Human language is filled with ambiguities that make it incredibly difficult to write software that accurately determines the intended meaning of text or voice data. Homonyms, homophones, sarcasm, idioms, metaphors, grammar and usage exceptions, variations in sentence structure—these just a few of the irregularities of human language that take humans years to learn, but that programmers must teach natural language-driven applications to recognize and understand accurately from the start, if those applications are going to be useful.

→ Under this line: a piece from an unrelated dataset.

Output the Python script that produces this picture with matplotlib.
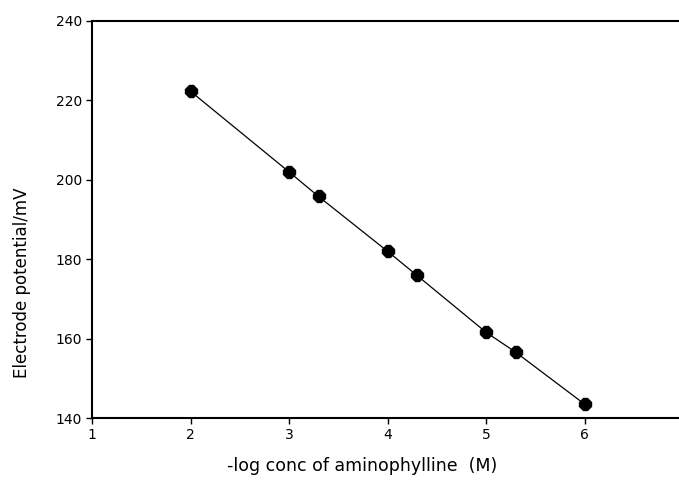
import matplotlib
matplotlib.use("Agg")
import matplotlib.pyplot as plt

# -log concentration of aminophylline (M) vs electrode potential (mV)
neg_log_conc = [2.0, 3.0, 3.3, 4.0, 4.3, 5.0, 5.3, 6.0]
potential_mv = [222.3, 202.0, 195.8, 182.0, 175.9, 161.6, 156.6, 143.5]

x_ticks = [1, 2, 3, 4, 5, 6, 7]
y_ticks = [140, 160, 180, 200, 220, 240]

plt.rcParams['font.family'] = ['DejaVu Sans']

fig = plt.figure(figsize=(6.79, 4.88), dpi=100)
W, H = 679, 488
left, right, top, bottom = 92, 683, 21, 418
ax = fig.add_axes([left / W, 1 - bottom / H, (right - left) / W, (bottom - top) / H])

ax.plot(neg_log_conc, potential_mv, color='black', linewidth=0.9,
        marker='8', markersize=9, markerfacecolor='black', markeredgecolor='black')

ax.set_xlim(1, 7)
ax.set_ylim(140, 240)
ax.set_xticks(x_ticks)
ax.set_yticks(y_ticks)
ax.tick_params(direction='out', length=4, width=1, labelsize=10, colors='black', pad=3)

for side in ['left', 'bottom', 'top', 'right']:
    ax.spines[side].set_linewidth(1.5)
    ax.spines[side].set_color('black')

fig.text(22 / W, 1 - 283 / H, 'Electrode potential/mV', rotation=90,
         ha='center', va='center', fontsize=12)
fig.text(362 / W, 1 - 466 / H, '-log conc of aminophylline  (M)',
         ha='center', va='center', fontsize=12.5)

fig.savefig('out.png', dpi=100)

Several NLP tasks break down human text and voice data in ways that help the computer make sense of what it's ingesting. Some of these tasks include the following:

  • Speech recognition, also called speech-to-text, is the task of reliably converting voice data into text data. Speech recognition is required for any application that follows voice commands or answers spoken questions. What makes speech recognition especially challenging is the way people talk—quickly, slurring words together, with varying emphasis and intonation, in different accents, and often using incorrect grammar.
  • Part of speech tagging, also called grammatical tagging, is the process of determining the part of speech of a particular word or piece of text based on its use and context. Part of speech identifies ‘make’ as a verb in ‘I can make a paper plane,’ and as a noun in ‘What make of car do you own?’
  • Word sense disambiguation is the selection of the meaning of a word with multiple meanings through a process of semantic analysis that determine the word that makes the most sense in the given context. For example, word sense disambiguation helps distinguish the meaning of the verb 'make' in ‘make the grade’ (achieve) vs. ‘make a bet’ (place).
  • Named entity recognition, or NEM, identifies words or phrases as useful entities. NEM identifies ‘Kentucky’ as a location or ‘Fred’ as a man's name.
  • Co-reference resolution is the task of identifying if and when two words refer to the same entity. The most common example is determining the person or object to which a certain pronoun refers (e.g., ‘she’ = ‘Mary’), but it can also involve identifying a metaphor or an idiom in the text (e.g., an instance in which 'bear' isn't an animal but a large hairy person).
  • Sentiment analysis attempts to extract subjective qualities—attitudes, emotions, sarcasm, confusion, suspicion—from text.
  • Natural language generation is sometimes described as the opposite of speech recognition or speech-to-text; it's the task of putting structured information into human language.